Synthetic chemical fungicides have long served as agents for reducing the incidence of plant disease; however they are costly, cause environmental pollution and pathogens develop quick resistance. Alternative biological control offers an attractive alternative or supplement to fungicides for the management of plant disease, without the negative effects of chemical control. Biological control includes the use of organisms or its active components. The results are not consistent when whole organism, since it requires the maintenance linked surveillance which may be a difficult task to achieve in the environment. The use of active component such as proteins polysaccharides and metabolites attracts great importance which needs no conditions to work efficiently.
Plant hypersensitive response (HR) is a complex, early defense response that causes necrosis and cell death to restrict the growth of a biotrophic pathogen. Resistance (R) genes detect the pathogen and change the membrane potential and ion permeability of the plasma membrane. The outward K+ and inward Ca+2 and H+ ion flux are dependent and trigger the HR, resulting in cell death and formation of local lesions. The HR precedes the secondary resistance response, the systemic acquired response (SAR) leads to the biochemical changes include generation of oxidative burst, cell death, overproduction of lignin-related materials, and the induction of certain pathogen related (PR) proteins.

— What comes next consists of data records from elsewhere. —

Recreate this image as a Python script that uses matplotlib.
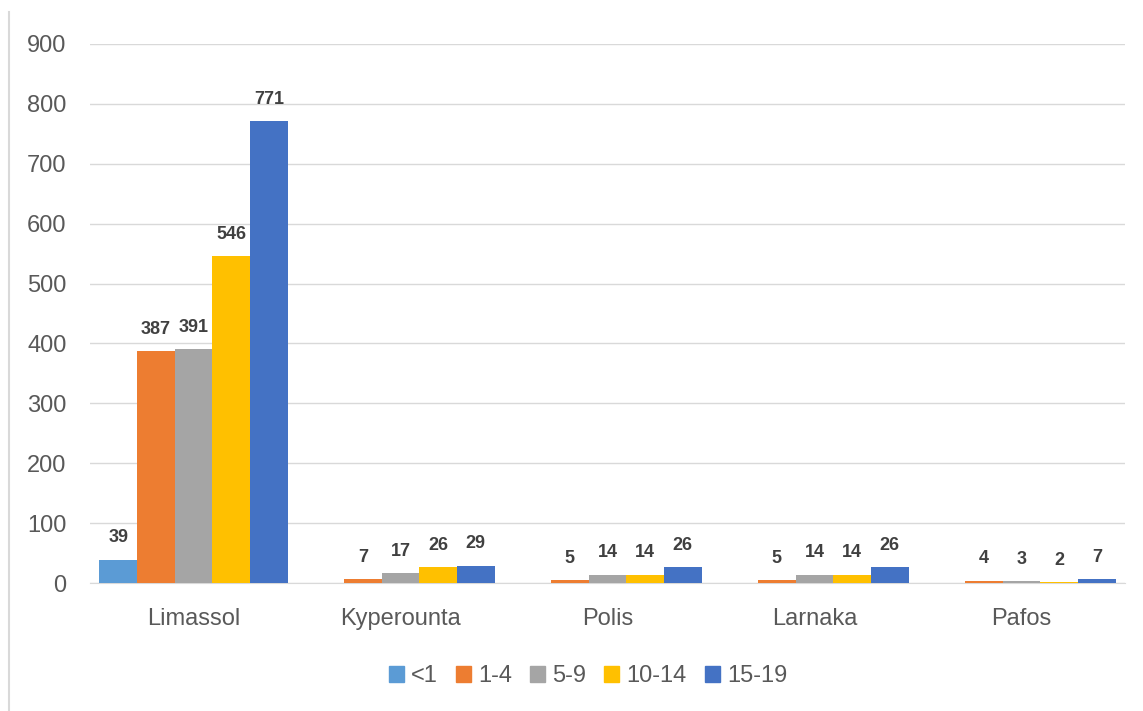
import numpy as np
import matplotlib
matplotlib.use("Agg")
import matplotlib.pyplot as plt
from matplotlib.lines import Line2D

# age groups per location
locations = ["Limassol", "Kyperounta", "Polis", "Larnaka", "Pafos"]
age_groups = ["<1", "1-4", "5-9", "10-14", "15-19"]
under_1 = [39, 0, 0, 0, 0]
age_1_4 = [387, 7, 5, 5, 4]
age_5_9 = [391, 17, 14, 14, 3]
age_10_14 = [546, 26, 14, 14, 2]
age_15_19 = [771, 29, 26, 26, 7]
colors = ["#5B9BD5", "#ED7D31", "#A5A5A5", "#FFC000", "#4472C4"]

series = [under_1, age_1_4, age_5_9, age_10_14, age_15_19]

plt.rcParams["font.family"] = ["Liberation Sans", "DejaVu Sans"]

fig = plt.figure(figsize=(11.43, 7.11), dpi=100)
ax = fig.add_axes([90 / 1143, (711 - 583) / 711, (1125 - 90) / 1143, (583 - 44) / 711])

x = np.arange(len(locations))
w = 0.182
for i, (vals, c) in enumerate(zip(series, colors)):
    pos = x + (i - 2) * w
    ax.bar(pos, vals, width=w, color=c, label=age_groups[i], zorder=3)
    for p, v in zip(pos, vals):
        if v == 0:
            continue
        ax.text(p, v + 22, str(v), ha="center", va="bottom", fontsize=13,
                fontweight="bold", color="#404040")

ax.set_xlim(-0.5, len(locations) - 0.5)
ax.set_ylim(0, 900)
ax.set_yticks(range(0, 901, 100))
ax.set_xticks(x)
ax.set_xticklabels(locations)
ax.grid(axis="y", color="#D9D9D9", linewidth=1, zorder=0)
for s in ["top", "right", "left"]:
    ax.spines[s].set_visible(False)
ax.spines["bottom"].set_color("#D9D9D9")
ax.tick_params(axis="both", length=0, labelsize=17, labelcolor="#595959")
ax.tick_params(axis="x", pad=18)
ax.tick_params(axis="y", pad=17)

handles = [plt.Rectangle((0, 0), 1, 1, color=c) for c in colors]
fig.legend(handles, age_groups, loc="center", bbox_to_anchor=(588 / 1143, 1 - 676 / 711),
           ncol=5, frameon=False, fontsize=17, handlelength=0.65, handleheight=0.65,
           handletextpad=0.3, columnspacing=0.75, labelcolor="#595959")

# thin frame line on the left edge
fig.add_artist(Line2D([9 / 1143, 9 / 1143], [0, 1 - 12 / 711], color="#D9D9D9", linewidth=1.5))

fig.savefig("out.png", dpi=100)
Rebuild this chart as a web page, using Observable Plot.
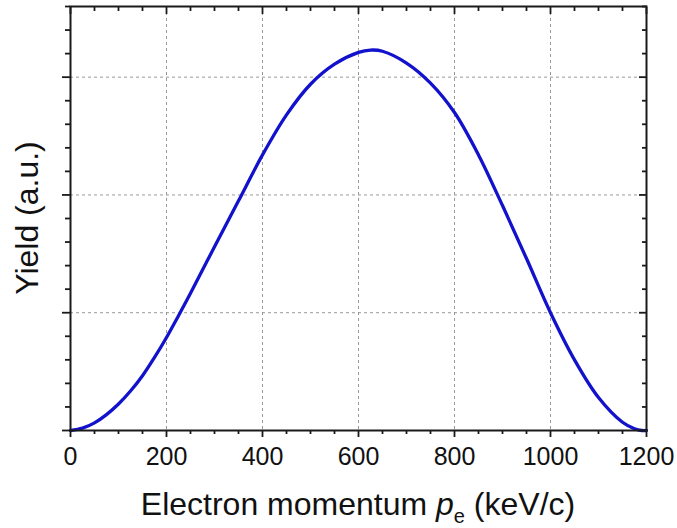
<!DOCTYPE html>
<html>
<head>
<meta charset="utf-8">
<script src="https://cdn.jsdelivr.net/npm/d3@7"></script>
<script src="https://cdn.jsdelivr.net/npm/@observablehq/plot@0.6"></script>
<style>
  html, body { margin: 0; padding: 0; background: #fff; }
  #chart { width: 677px; height: 528px; }
</style>
</head>
<body>
<div id="chart"></div>
<script>
// Electron momentum (keV/c)
const momentum = [0, 25, 50, 75, 100, 125, 150, 175, 200, 225, 250, 300, 350, 400, 450, 500, 550, 600, 625, 650, 700, 750, 800, 850, 900, 950, 1000, 1050, 1100, 1150, 1175, 1190, 1200];
// Yield (a.u.)
const yieldValues = [0, 0.02, 0.065, 0.135, 0.225, 0.335, 0.465, 0.62, 0.79, 0.975, 1.165, 1.56, 1.95, 2.34, 2.68, 2.94, 3.11, 3.21, 3.23, 3.22, 3.12, 2.95, 2.70, 2.34, 1.91, 1.46, 1.0, 0.60, 0.28, 0.07, 0.015, 0, 0];

const xMajorTicks = [0, 200, 400, 600, 800, 1000, 1200];
const xMinorTicks = d3.range(0, 1201, 50).filter(v => v % 200 !== 0);
const yMajorTicks = [0, 1, 2, 3];
const yMinorTicks = d3.range(0, 3.61, 0.2).map(v => +v.toFixed(1)).filter(v => !Number.isInteger(v));
const yGridTicks = [1, 2, 3];
const xGridTicks = [200, 400, 600, 800, 1000];

const xLabelMain = "Electron momentum ";
const xLabelVar = "p";
const xLabelSub = "e";
const xLabelUnit = " (keV/c)";
const yLabel = "Yield (a.u.)";

const data = momentum.map((m, i) => ({m, y: yieldValues[i]}));

const font = "'Liberation Sans', Arial, Helvetica, sans-serif";
const tickStroke = "#1a1a1a";

const chart = Plot.plot({
  width: 677,
  height: 528,
  marginLeft: 70,
  marginRight: 31,
  marginTop: 6,
  marginBottom: 98,
  style: {fontFamily: font, fontSize: "25px", color: "#111", background: "#fff"},
  x: {domain: [0, 1200]},
  y: {domain: [0, 3.6]},
  marks: [
    Plot.gridX(xGridTicks, {stroke: "#999", strokeOpacity: 1, strokeDasharray: "3,3", strokeWidth: 1}),
    Plot.gridY(yGridTicks, {stroke: "#999", strokeOpacity: 1, strokeDasharray: "3,3", strokeWidth: 1}),
    Plot.line(data, {x: "m", y: "y", stroke: "#1212cc", strokeWidth: 3.3, curve: "catmull-rom"}),
    Plot.axisX(xMajorTicks, {anchor: "bottom", tickSize: 7, tickPadding: 10, fontSize: 25, label: null, stroke: tickStroke, strokeWidth: 1.8, tickFormat: d => String(d)}),
    Plot.axisX(xMinorTicks, {anchor: "bottom", tickSize: 4, fill: "none", label: null, stroke: tickStroke, strokeWidth: 1.8}),
    Plot.axisX(xMajorTicks, {anchor: "top", tickSize: 7, dy: 7, fill: "none", label: null, stroke: tickStroke, strokeWidth: 1.8}),
    Plot.axisX(xMinorTicks, {anchor: "top", tickSize: 4, dy: 4, fill: "none", label: null, stroke: tickStroke, strokeWidth: 1.8}),
    Plot.axisY(yMajorTicks, {anchor: "left", tickSize: 8, fill: "none", label: null, stroke: tickStroke, strokeWidth: 1.8}),
    Plot.axisY(yMinorTicks, {anchor: "left", tickSize: 5, fill: "none", label: null, stroke: tickStroke, strokeWidth: 1.8}),
    Plot.axisY(yMajorTicks, {anchor: "right", tickSize: 8, dx: -8, fill: "none", label: null, stroke: tickStroke, strokeWidth: 1.8}),
    Plot.axisY(yMinorTicks, {anchor: "right", tickSize: 5, dx: -5, fill: "none", label: null, stroke: tickStroke, strokeWidth: 1.8}),
    Plot.frame({stroke: tickStroke, strokeWidth: 2})
  ]
});

document.getElementById("chart").appendChild(chart);

// Axis titles with italic variable and subscript
const xs = chart.scale("x"), ys = chart.scale("y");
const xCenter = (xs.range[0] + xs.range[1]) / 2;
const yCenter = (ys.range[0] + ys.range[1]) / 2;
const svg = d3.select(chart);

const xt = svg.append("text")
  .attr("x", xCenter)
  .attr("y", ys.range[0] + 85)
  .attr("text-anchor", "middle")
  .attr("fill", "#111")
  .style("font-family", font)
  .style("font-size", "32px");
xt.append("tspan").text(xLabelMain);
xt.append("tspan").style("font-style", "italic").text(xLabelVar);
xt.append("tspan").attr("dy", 8).style("font-size", "20px").text(xLabelSub);
xt.append("tspan").attr("dy", -8).text(xLabelUnit);

svg.append("text")
  .attr("transform", `translate(38,${yCenter}) rotate(-90)`)
  .attr("text-anchor", "middle")
  .attr("fill", "#111")
  .style("font-family", font)
  .style("font-size", "32px")
  .text(yLabel);
</script>
</body>
</html>
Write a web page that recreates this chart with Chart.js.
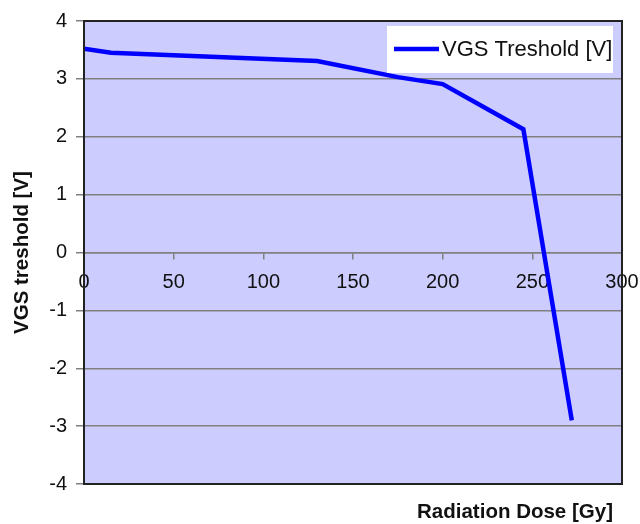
<!DOCTYPE html>
<html>
<head>
<meta charset="utf-8">
<script src="https://cdn.jsdelivr.net/npm/chart.js@4"></script>
<style>
  html, body { margin: 0; padding: 0; background: #fff; }
  #wrap { width: 640px; height: 524px; }
</style>
</head>
<body>
<div id="wrap"><canvas id="chart" width="640" height="524"></canvas></div>
<script>
const doses = [0, 15, 130, 175, 200, 245, 272]
const thresholds = [3.52, 3.45, 3.31, 3.03, 2.91, 2.13, -2.9]
const seriesLabel = 'VGS Treshold [V]'
const xTitle = 'Radiation Dose [Gy]'
const yTitle = 'VGS treshold [V]'

const FONT = "'Liberation Sans', Arial, sans-serif"

// lavender plot background and dark frame
const plotFrame = {
  id: 'plotFrame',
  beforeDraw (chart) {
    const { ctx, chartArea: a } = chart
    ctx.save()
    ctx.fillStyle = '#ccccff'
    ctx.fillRect(a.left, a.top, a.right - a.left, a.bottom - a.top)
    ctx.restore()
  },
  afterDatasetsDraw (chart) {
    const { ctx, chartArea: a } = chart
    ctx.save()
    ctx.strokeStyle = '#222'
    ctx.lineWidth = 2
    ctx.strokeRect(a.left, a.top, a.right - a.left, a.bottom - a.top)
    ctx.restore()
  }
}

// legend box inside the plot, and the x title under it
const extras = {
  id: 'extras',
  afterDraw (chart) {
    const { ctx, chartArea: a } = chart
    ctx.save()
    const boxRight = a.right - 9
    const boxLeft = boxRight - 226
    const boxTop = a.top + 5
    ctx.fillStyle = '#fff'
    ctx.fillRect(boxLeft, boxTop, boxRight - boxLeft, 47)
    const ly = boxTop + 23
    ctx.strokeStyle = '#0000ff'
    ctx.lineWidth = 4.5
    ctx.beginPath()
    ctx.moveTo(boxLeft + 7, ly)
    ctx.lineTo(boxLeft + 52, ly)
    ctx.stroke()
    ctx.fillStyle = '#111'
    ctx.font = '22px ' + FONT
    ctx.textBaseline = 'middle'
    ctx.textAlign = 'left'
    ctx.fillText(chart.data.datasets[0].label, boxLeft + 55, ly + 1)

    ctx.font = 'bold 20.5px ' + FONT
    ctx.textAlign = 'center'
    ctx.textBaseline = 'alphabetic'
    ctx.fillText(xTitle, 515, 518)
    ctx.restore()
  }
}

new Chart(document.getElementById('chart'), {
  type: 'line',
  data: {
    datasets: [
      {
        label: seriesLabel,
        data: doses.map((d, i) => ({ x: d, y: thresholds[i] })),
        borderColor: '#0000ff',
        borderWidth: 4.5,
        pointRadius: 0,
        tension: 0,
        fill: false
      }
    ]
  },
  plugins: [plotFrame, extras],
  options: {
    responsive: false,
    animation: false,
    layout: {
      padding: { top: 20, right: 18, bottom: 40, left: 0 }
    },
    scales: {
      x: {
        type: 'linear',
        min: 0,
        max: 300,
        position: { y: 0 },
        afterFit (scale) {
          scale.paddingLeft = 0
          scale.paddingRight = 0
        },
        ticks: {
          stepSize: 50,
          maxRotation: 0,
          padding: 12,
          color: '#111',
          font: { family: FONT, size: 20 }
        },
        grid: {
          drawOnChartArea: false,
          drawTicks: true,
          tickLength: 6,
          color: '#808080',
          lineWidth: 1.5
        },
        border: { display: true, color: '#808080', width: 1.5 }
      },
      y: {
        min: -4,
        max: 4,
        afterFit (scale) { scale.width = 84 },
        ticks: {
          stepSize: 1,
          padding: 9,
          color: '#111',
          font: { family: FONT, size: 20 }
        },
        grid: {
          color: '#808080',
          lineWidth: 1.5,
          tickLength: 8
        },
        border: { display: false },
        title: {
          display: true,
          text: yTitle,
          color: '#111',
          padding: { top: 10, bottom: 0 },
          font: { family: FONT, size: 20.5, weight: 'bold' }
        }
      }
    },
    plugins: {
      legend: { display: false },
      tooltip: { enabled: false }
    }
  }
})
</script>
</body>
</html>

In plants, systemic acquired resistance (SAR) is a "whole-plant" resistance response that occurs following an earlier localized exposure to a pathogen. Systemic acquired resistance (SAR) is the activation of defences in uninfected parts of the plant. As a result the entire plant is more resistant to a secondary infection. SAR is important for plants to resist disease, as well as to recover from disease once formed. SAR can be induced by infection of plant parts with low effective necrotic pathogens or molecules from pathogens like HR inducing proteins. SAR is long lasting and often confers broad-based resistance to different pathogens. Salicylic acid may be a signaling compound involved in transmission of the defence response throughout the plant to produce SAR. SAR includes the production defence enzymes of antifungal chitinases, β-1,3-glucanases, PR-1, PR-5.
Harpins are one class of heat stable proteins produced by gram negative plant pathogenic bacteria and elicit hypersensitive response (HR) in non-host plants. The HR inducing ability is not because of toxicity of harpin, but due to biochemical changes induced by protein in the plant. Harpin is a leucine and glycine-rich protein lacking cysteine with no reported enzymatic activity. It retains activity even after treating at 100°C for 10'. Harpin was first isolated from Erwinia amylovora, a fire blight pathogen of apples and pears and later it is reported form other gram negative plant pathogenic bacteria like Pseudomonas, Xanthomonas and others. Another interesting feature of harpin is any truncated part of the protein is able to induce the HR in yeast as like full length protein. Harpin, by contrast, elicits a protective response in the plant that makes it resistant to a wide range of fungal, bacterial, and viral diseases. Harpin does not interact directly with disease pests so these organisms are not expected to develop resistance to it, unlike chemicals. Harpin does not alter the DNA of treated plants, but instead activates a natural defense mechanism in the host plant, referred to as systemic acquired resistance (SAR).
Harpin elicits disease resistance by activating multiple defense signal transduction pathways leading to activation of defense genes, analogous to a broad spectrum immune response in animals.
The use of harpin is already proved to be protective against several diseases caused by bacteria, fungi and virus etc.